#### Exercise:
Look through the data below and output, unchanged, every line from the one holding "Write a component" through the one holding "const fmt = (v: number)", inclusive. Skip the pictures.

#### Stored data:
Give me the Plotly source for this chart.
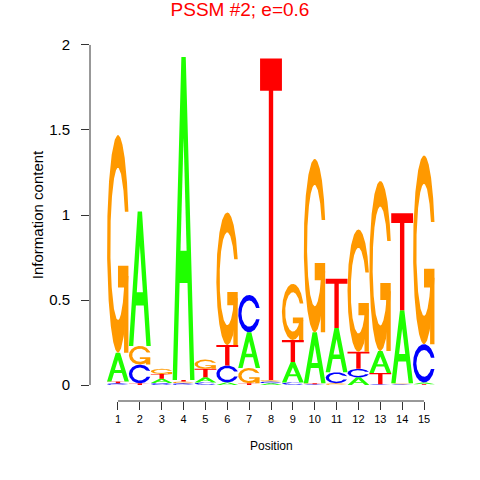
import numpy as np
import plotly.graph_objects as go

# sequence logo for PSSM #2, information content (bits) of each base per position
positions = list(range(1, 16))
bases = ["A", "C", "G", "T"]
height_A = [0.17, 0.79, 0.025, 1.90, 0.03, 0.015, 0.21, 0.01, 0.12, 0.30, 0.26, 0.045, 0.13, 0.43, 0.01]
height_C = [0.01, 0.11, 0.012, 0.01, 0.015, 0.10, 0.22, 0.01, 0.015, 0.005, 0.065, 0.05, 0.005, 0.005, 0.225]
height_G = [1.28, 0.11, 0.03, 0.01, 0.055, 0.78, 0.09, 0.01, 0.33, 1.02, 0.01, 0.72, 1.00, 0.005, 1.11]
height_T = [0.01, 0.01, 0.028, 0.01, 0.05, 0.12, 0.01, 1.89, 0.13, 0.005, 0.29, 0.10, 0.065, 0.57, 0.005]
y_ticks = [0, 0.5, 1, 1.5, 2]
y_tick_labels = ["0", "0.5", "1", "1.5", "2"]

heights = {"A": height_A, "C": height_C, "G": height_G, "T": height_T}
colors = {"A": "#1FFF00", "C": "#0000FF", "G": "#FF9900", "T": "#FF0000"}


def c_ring():
    """Outline of letter C in a unit box (seqLogo style)"""
    a1 = np.linspace(0.3 + np.pi / 2, np.pi, 100)
    a2 = np.linspace(np.pi, 1.5 * np.pi, 100)
    xl = np.concatenate((0.5 + 0.5 * np.sin(a1), 0.5 + 0.5 * np.sin(a2)))
    yl1 = 0.5 + 0.5 * np.cos(a1)
    yl = np.concatenate((yl1, 0.5 + 0.5 * np.cos(a2)))
    x = np.concatenate((xl, xl[::-1]))
    y = np.concatenate((yl, 1 - yl[::-1]))

    xi1 = 0.5 + 0.35 * np.sin(a1)
    yi1 = 0.5 + 0.35 * np.cos(a1)
    keep = yi1 <= yl1.max()
    xi1 = xi1[keep]
    yi1 = yi1[keep]
    yi1[0] = yl1.max()
    xi = np.concatenate((xi1, 0.5 + 0.35 * np.sin(a2)))
    yi = np.concatenate((yi1, 0.5 + 0.35 * np.cos(a2)))
    x1 = np.concatenate((xi, xi[::-1]))
    y1 = np.concatenate((yi, 1 - yi[::-1]))
    return np.concatenate((x, x1[::-1])), np.concatenate((y, y1[::-1])), xl.max()


def glyph(letter):
    """List of (x, y, is_hole) polygons in a unit box"""
    if letter == "A":
        x = np.array([0, 4, 6, 10, 8, 6.8, 3.2, 2, 0]) * 0.1
        y = np.array([0, 10, 10, 0, 0, 3, 3, 0, 0]) * 0.1
        hx = np.array([3.6, 5, 6.4, 3.6]) * 0.1
        hy = np.array([4, 7.5, 4, 4]) * 0.1
        return [(x, y, False), (hx, hy, True)]
    if letter == "T":
        x = np.array([0, 10, 10, 6, 6, 4, 4, 0, 0]) * 0.1
        y = np.array([10, 10, 9, 9, 0, 0, 9, 9, 10]) * 0.1
        return [(x, y, False)]
    x, y, r1 = c_ring()
    polys = [(x, y, False)]
    if letter == "G":
        h1 = 0.4
        ax = np.array([r1, 0.5, 0.5, r1 - 0.2, r1 - 0.2, r1, r1])
        ay = np.array([h1, h1, h1 - 0.1, h1 - 0.1, 0, 0, h1])
        polys.append((ax, ay, False))
    return polys


fig = go.Figure()
for i, pos in enumerate(positions):
    # smallest at the bottom, ties keep A, C, G, T order
    stack = sorted(bases, key=lambda b: heights[b][i])
    base = 0.0
    for b in stack:
        h = heights[b][i]
        for gx, gy, hole in glyph(b):
            fig.add_trace(go.Scatter(x=pos - 0.5 + gx, y=base + h * gy,
                                     mode="lines", fill="toself",
                                     fillcolor="white" if hole else colors[b],
                                     line=dict(width=0, color=colors[b]),
                                     hoverinfo="skip", showlegend=False))
        base += h

axis_color = "#333333"
fig.update_layout(
    width=480, height=480,
    margin=dict(l=90, r=28, t=29, b=79, autoexpand=False),
    paper_bgcolor="white", plot_bgcolor="white",
    font=dict(family="Liberation Sans, Arial, sans-serif", color="black"),
    title=dict(text="PSSM #2; e=0.6", font=dict(size=19, color="#FF0000"),
               x=0.5, xref="container", xanchor="center",
               y=1 - 9 / 480, yref="container", yanchor="middle"),
    xaxis=dict(range=[-0.28, 16.28], tickvals=positions,
               ticktext=[str(p) for p in positions],
               ticks="outside", ticklen=8, tickcolor=axis_color,
               tickfont=dict(size=11), showgrid=False, zeroline=False,
               showline=False, fixedrange=True, automargin=False),
    yaxis=dict(range=[-0.094, 2.094], tickvals=y_ticks, ticktext=y_tick_labels,
               ticks="outside", ticklen=8, tickcolor=axis_color,
               tickfont=dict(size=15), ticklabelstandoff=8,
               showgrid=False, zeroline=False, showline=False, fixedrange=True,
               automargin=False),
    shapes=[
        dict(type="line", xref="x", yref="paper", x0=positions[0], x1=positions[-1],
             y0=0, y1=0, line=dict(color=axis_color, width=1)),
        dict(type="line", xref="paper", yref="y", x0=0, x1=0,
             y0=y_ticks[0], y1=y_ticks[-1], line=dict(color=axis_color, width=1)),
    ],
    annotations=[
        dict(text="Position", xref="x", yref="paper", x=8, y=-0.121,
             xanchor="center", yanchor="middle", showarrow=False,
             font=dict(size=12)),
        dict(text="Information content", xref="paper", yref="y", x=-0.146, y=1,
             xanchor="center", yanchor="middle", textangle=-90, showarrow=False,
             font=dict(size=15)),
    ],
)

# the page body has an 8px default margin; drop it so the figure sits at 0,0
fig.write_html("out.html", config={"displayModeBar": False},
               post_script="document.body.style.margin='0';")
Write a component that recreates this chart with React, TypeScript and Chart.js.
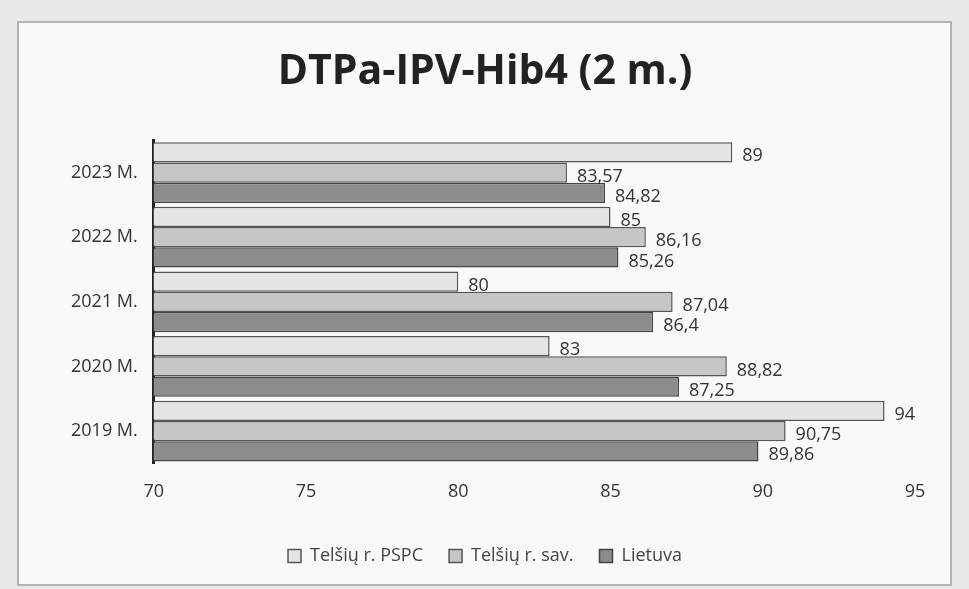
import React, { useEffect, useRef } from "react";
import { Chart, registerables } from "chart.js";

Chart.register(...registerables);

const categories = ["2023 M.", "2022 M.", "2021 M.", "2020 M.", "2019 M."];
const pspc = [89, 85, 80, 83, 94];
const sav = [83.57, 86.16, 87.04, 88.82, 90.75];
const lietuva = [84.82, 85.26, 86.4, 87.25, 89.86];
const seriesNames = ["Telšių r. PSPC", "Telšių r. sav.", "Lietuva"];
const xTicks = [70, 75, 80, 85, 90, 95];

const fmt = (v: number) => String(v).replace(".", ",");

const bgPlugin = {
  id: "pageBg",
  beforeDraw(chart: any) {
    const { ctx, width, height } = chart;
    ctx.save();
    ctx.fillStyle = "#e9e9e9";
    ctx.fillRect(0, 0, width, height);
    ctx.fillStyle = "#f9f9f9";
    ctx.fillRect(18, 22, width - 36, height - 26);
    ctx.strokeStyle = "#a0a0a0";
    ctx.lineWidth = 1.5;
    ctx.strokeRect(18, 22, width - 36, height - 26);
    ctx.restore();
  },
};

const labelPlugin = {
  id: "valueLabels",
  afterDatasetsDraw(chart: any) {
    const { ctx } = chart;
    ctx.save();
    ctx.font = "18px 'Open Sans', sans-serif";
    ctx.fillStyle = "#333";
    ctx.textAlign = "left";
    ctx.textBaseline = "middle";
    chart.data.datasets.forEach((ds: any, i: number) => {
      const meta = chart.getDatasetMeta(i);
      meta.data.forEach((bar: any, j: number) => {
        ctx.fillText(fmt(ds.data[j]), bar.x + 10, bar.y + 4);
      });
    });
    ctx.restore();
  },
};

export default function App() {
  const ref = useRef<HTMLCanvasElement>(null);
  useEffect(() => {
    if (!ref.current) return;
    const chart = new Chart(ref.current, {
      type: "bar",
      data: {
        labels: categories,
        datasets: [
          { label: seriesNames[0], data: pspc, backgroundColor: "#e4e4e4", borderColor: "#555", borderWidth: 1.5 },
          { label: seriesNames[1], data: sav, backgroundColor: "#c6c6c6", borderColor: "#555", borderWidth: 1.5 },
          { label: seriesNames[2], data: lietuva, backgroundColor: "#8c8c8c", borderColor: "#444", borderWidth: 1.5 },
        ],
      },
      options: {
        indexAxis: "y",
        animation: false,
        responsive: false,
        devicePixelRatio: 1,
        categoryPercentage: 0.94,
        barPercentage: 1.0,
        layout: { padding: { left: 55, right: 54, top: 0, bottom: 14 } },
        scales: {
          x: {
            min: 70,
            max: 95,
            afterBuildTicks: (axis: any) => {
              axis.ticks = xTicks.map((v) => ({ value: v }));
            },
            grid: { display: false, drawTicks: false },
            border: { display: false },
            ticks: { font: { size: 18, family: "'Open Sans', sans-serif" }, color: "#333", padding: 18 },
          },
          y: {
            grid: { display: false, drawTicks: false },
            border: { display: true, color: "#222", width: 3 },
            ticks: { font: { size: 18, family: "'Open Sans', sans-serif" }, color: "#333", padding: 16 },
          },
        },
        plugins: {
          title: {
            display: true,
            text: "DTPa-IPV-Hib4 (2 m.)",
            font: { size: 41, weight: "bold", family: "'Open Sans', sans-serif" },
            color: "#222",
            padding: { top: 48, bottom: 43 },
          },
          legend: {
            position: "bottom",
            labels: {
              boxWidth: 13,
              boxHeight: 13,
              font: { size: 18, family: "'Open Sans', sans-serif" },
              color: "#444",
              padding: 26,
            },
          },
          tooltip: { enabled: false },
        },
      },
      plugins: [bgPlugin, labelPlugin],
    });
    return () => chart.destroy();
  }, []);
  return (
    <div style={{ position: "fixed", left: 0, top: 0, width: 969, height: 589 }}>
      <canvas ref={ref} width={969} height={589} style={{ width: 969, height: 589 }} />
    </div>
  );
}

#### Result of the task:
Write a component that recreates this chart with React, TypeScript and Chart.js.
import React, { useEffect, useRef } from "react";
import { Chart, registerables } from "chart.js";

Chart.register(...registerables);

const categories = ["2023 M.", "2022 M.", "2021 M.", "2020 M.", "2019 M."];
const pspc = [89, 85, 80, 83, 94];
const sav = [83.57, 86.16, 87.04, 88.82, 90.75];
const lietuva = [84.82, 85.26, 86.4, 87.25, 89.86];
const seriesNames = ["Telšių r. PSPC", "Telšių r. sav.", "Lietuva"];
const xTicks = [70, 75, 80, 85, 90, 95];

const fmt = (v: number) => String(v).replace(".", ",");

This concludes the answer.